State regulators withdrew a proposed rule change for utilities that use third-party subscriptions rather than onsite software.
Illinois regulators have withdrawn for now a proposed rule change that would let utilities earn a rate of return for cloud-based software subscriptions.
The Illinois Commerce Commission faced an early July deadline to implement the rule. On June 26 it voted instead to retract and resubmit the proposal later to allow more time to address questions about how it could affect customers.
Supporters of the proposed rule said they’re still hopeful regulators will eventually adopt the change, which they think will help utilities keep pace with the technological changes needed to manage an increasingly complex electric system.
Cloud-based software is usually provided as a subscription service from an outside developer. Since the software comes from a third party, it is often more easily updated and can save utilities time and money compared to onsite software.
However, traditional accounting rules usually require utilities to count cloud-based software as an operating expense. This means they can’t earn a rate of return on the investment like they can with traditional software, which they can invest in as a capital expense. The rule proposed in Illinois would have allowed ComEd and Ameren, along with the state’s other regulated utilities, to account for cloud software like they would onsite software, giving them the opportunity to earn money from investments.
The Illinois General Assembly’s Joint Committee on Administrative Rules in June raised an objection to the proposal, requesting more information from the commission on how it could affect customers. But by state law, the rule, introduced in 2018, would have had to go into effect by early July of this year. Given the tight deadline, the commission voted on June 26 to withdraw the proposal and resubmit the rule later to allow time to address the committee’s objection.
The joint committee “recommended that the [Illinois Commerce Commission] resubmit the rule after some additional review. We’re hopeful that ICC will do so,” Danny Waggoner, a director at Advanced Energy Economy, an energy industry association, wrote in an email.
Illinois’ clean energy goals will require utilities to process huge data sets from renewables, storage and efficiency programs, he said. “This task can far more efficiently and effectively be accomplished through leveraging the scale and cost of cloud computing rather than utilities investing in their own vast data centers and developing the internal expertise to provide these functions.”
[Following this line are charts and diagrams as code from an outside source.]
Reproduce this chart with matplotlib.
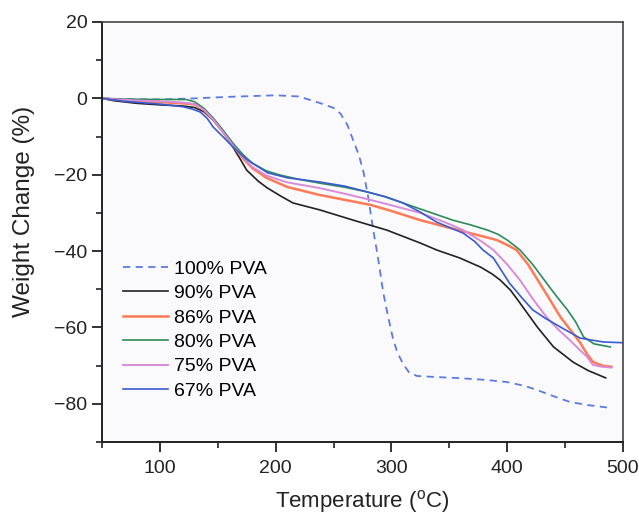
import matplotlib
matplotlib.use("Agg")
import matplotlib.pyplot as plt
from matplotlib.ticker import MultipleLocator

plt.rcParams['font.family'] = ['Liberation Sans', 'DejaVu Sans']
plt.rcParams['mathtext.fontset'] = 'custom'
plt.rcParams['mathtext.rm'] = 'Liberation Sans'

labels = ["100% PVA", "90% PVA", "86% PVA", "80% PVA", "75% PVA", "67% PVA"]

x100 = [50, 70, 100, 130, 160, 200, 220, 238, 250, 256, 262, 267, 272, 276, 280, 284, 288, 293, 297, 301, 305, 310, 315, 322, 340, 360, 380, 400, 415, 426, 440, 454, 469, 490]
y100 = [0, -0.2, -0.3, 0, 0.4, 0.8, 0.5, -1.2, -2.5, -4, -7, -11, -15, -19.5, -26, -34, -41, -51, -57, -62.5, -66.5, -69.5, -71.7, -72.7, -73.0, -73.3, -73.7, -74.3, -75.3, -76.4, -78, -79.5, -80.3, -81.1]

x90 = [50, 60, 80, 100, 120, 130, 138, 146, 155, 163, 170, 175, 185, 193, 205, 215, 238, 267, 296, 325, 339, 359, 377, 387, 394, 403, 411, 426, 440, 457, 470, 485]
y90 = [0, -0.6, -1.3, -1.7, -2.0, -2.4, -3.5, -5.7, -9, -12.7, -16.2, -18.8, -21.7, -23.5, -25.7, -27.4, -29.2, -31.9, -34.5, -37.9, -39.7, -41.8, -44.2, -46.0, -47.6, -50.3, -53.6, -59.9, -65.1, -69.1, -71.3, -73.2]

x86 = [50, 70, 100, 120, 130, 138, 146, 155, 163, 172, 180, 192, 210, 238, 260, 282, 300, 325, 345, 368, 391, 400, 408, 418, 428, 437, 446, 455, 463, 469, 474, 482, 490]
y86 = [0, -0.5, -1, -1.3, -1.6, -3.0, -5.5, -9, -12.3, -15.8, -18.3, -20.8, -23.2, -25.3, -26.6, -27.9, -29.5, -31.9, -33.5, -35.3, -37.1, -38.4, -39.7, -43.5, -48.4, -52.8, -57.3, -60.8, -64, -67, -69, -70, -70.3]

x80 = [50, 70, 100, 123, 130, 138, 146, 155, 163, 172, 180, 192, 204, 220, 238, 260, 279, 295, 310, 330, 353, 368, 383, 392, 400, 411, 422, 434, 443, 452, 459, 466, 475, 489]
y80 = [0, -0.2, -0.3, -0.3, -0.9, -2.6, -5.1, -8.5, -11.7, -14.8, -17, -19, -20.1, -21.2, -22.2, -23.3, -24.5, -25.8, -27.4, -29.5, -31.9, -33.1, -34.5, -35.6, -37.1, -39.7, -43.5, -48.4, -52, -55.4, -58.5, -62.5, -64.3, -65.1]

x75 = [50, 70, 100, 120, 130, 138, 146, 155, 163, 172, 180, 192, 210, 238, 260, 282, 300, 325, 345, 362, 378, 388, 400, 411, 422, 434, 444, 454, 463, 469, 474, 482, 490]
y75 = [0, -0.4, -0.8, -1.1, -1.5, -3.0, -5.5, -9, -12.3, -15.5, -18, -20.2, -22, -23.5, -25, -26.6, -28, -30, -32.3, -34.5, -37.5, -39.7, -43.5, -47.6, -52.5, -57.3, -60.5, -63.3, -66, -67.7, -69.8, -70.3, -70.5]

x67 = [50, 70, 100, 120, 128, 135, 141, 146, 155, 163, 175, 193, 210, 238, 260, 279, 295, 310, 325, 339, 350, 362, 372, 379, 388, 402, 412, 422, 434, 446, 463, 483, 500]
y67 = [0, -0.8, -1.5, -2.2, -2.8, -3.6, -5.3, -7.5, -10.2, -12.7, -16, -19.5, -20.8, -21.9, -23, -24.5, -25.8, -27.4, -29.8, -32.4, -33.8, -35.3, -37.5, -39.7, -41.8, -48.4, -52, -55.4, -57.8, -59.9, -62.8, -63.8, -64]

fig = plt.figure(figsize=(6.39, 5.15), dpi=100)
fig.patch.set_facecolor('white')
ax = fig.add_axes([0.1596, 0.1417, 0.8154, 0.8156])
ax.set_facecolor('#fafafd')

ax.plot(x100, y100, color='#5b7be0', lw=1.3, ls=(0, (4, 3)), label=labels[0])
ax.plot(x90, y90, color='#222222', lw=1.2, label=labels[1])
ax.plot(x86, y86, color='#ff7a55', lw=1.8, label=labels[2])
ax.plot(x80, y80, color='#2e8b57', lw=1.2, label=labels[3])
ax.plot(x75, y75, color='#d98ad9', lw=1.4, label=labels[4])
ax.plot(x67, y67, color='#3a5bd0', lw=1.2, label=labels[5])

ax.set_xlim(50, 500)
ax.set_ylim(-90, 20)
ax.xaxis.set_major_locator(MultipleLocator(100))
ax.xaxis.set_minor_locator(MultipleLocator(50))
ax.yaxis.set_major_locator(MultipleLocator(20))
ax.yaxis.set_minor_locator(MultipleLocator(10))
ax.tick_params(which='major', direction='out', length=7, width=1.3, labelsize=14, colors='#222222')
ax.tick_params(which='minor', direction='out', length=4, width=1.2, colors='#222222')
ax.tick_params(axis='x', pad=6)

for s in ['left', 'bottom']:
    ax.spines[s].set_linewidth(1.4)
    ax.spines[s].set_color('#222222')
for s in ['top', 'right']:
    ax.spines[s].set_linewidth(1.2)
    ax.spines[s].set_color('#444444')

ax.set_xlabel(r'Temperature ($^{\mathrm{o}}$C)', fontsize=16, color='#222222')
ax.set_ylabel('Weight Change (%)', fontsize=17.5, color='#222222')
ax.xaxis.set_label_coords(0.5, -0.11)
ax.yaxis.set_label_coords(-0.128, 0.55)

leg = ax.legend(loc='upper left', bbox_to_anchor=(0.04, 0.433), frameon=False,
                fontsize=14, handlelength=2.3, handletextpad=0.35, labelspacing=0.35,
                borderaxespad=0, borderpad=0)

fig.savefig('out.png', dpi=100)
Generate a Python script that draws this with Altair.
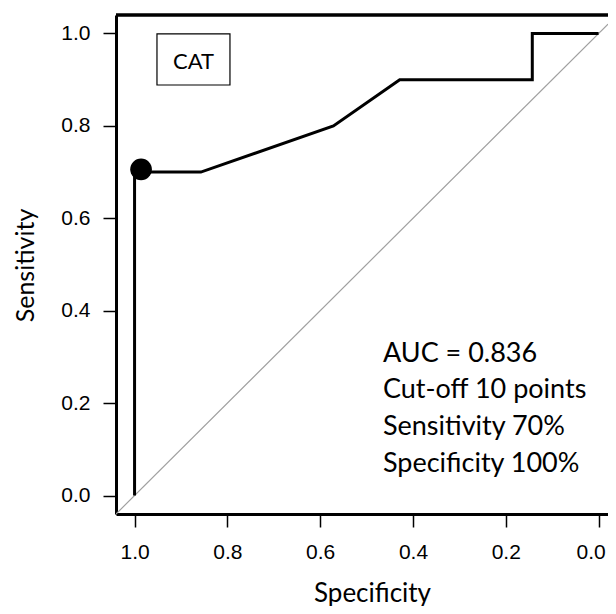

Ultimately the final rule will need to balance the benefits and costs of software investments so that utilities can choose whichever solution, cloud-based or onsite, is best to serve customers, said David Kolata, executive director of the Citizens Utility Board.
“We thought that the rule was in the realm of reason,” Kolata said. “But it’s certainly the kind of thing to get right.”
Cloud computing will be increasingly important for managing distributed energy resources, he said. This issue won’t go away, so the commission isn’t bound to a specific deadline, but, he said, “I think it would behoove the state to lay out the ground rules sooner rather than later.”
The Illinois attorney general’s office objected to the rule throughout the discussion process, arguing that there’s no clear disadvantage for cloud software in current accounting rules. “We support the effort by utility companies to use cost-effective, modern cloud computing options, and we do not think that the ICC’s decision to withdraw the proposed rule will slow the adoption of these technologies,” Tori Joseph, a spokesperson for the attorney general’s office, wrote in an email. “Companies are already using cloud computing options and will continue to do so because they are more effective and economical than other options.”
Both of Illinois’ regulated electric utilities supported the rule. A ComEd spokesperson wrote in a statement that the proposed rules for cloud computing will be key to the company’s continuing innovation.
“It’s important that the Commission takes the time needed to solicit and fully consider stakeholder input on this matter,” the spokesperson said. “We look forward to seeing the rulemaking reinitiated.”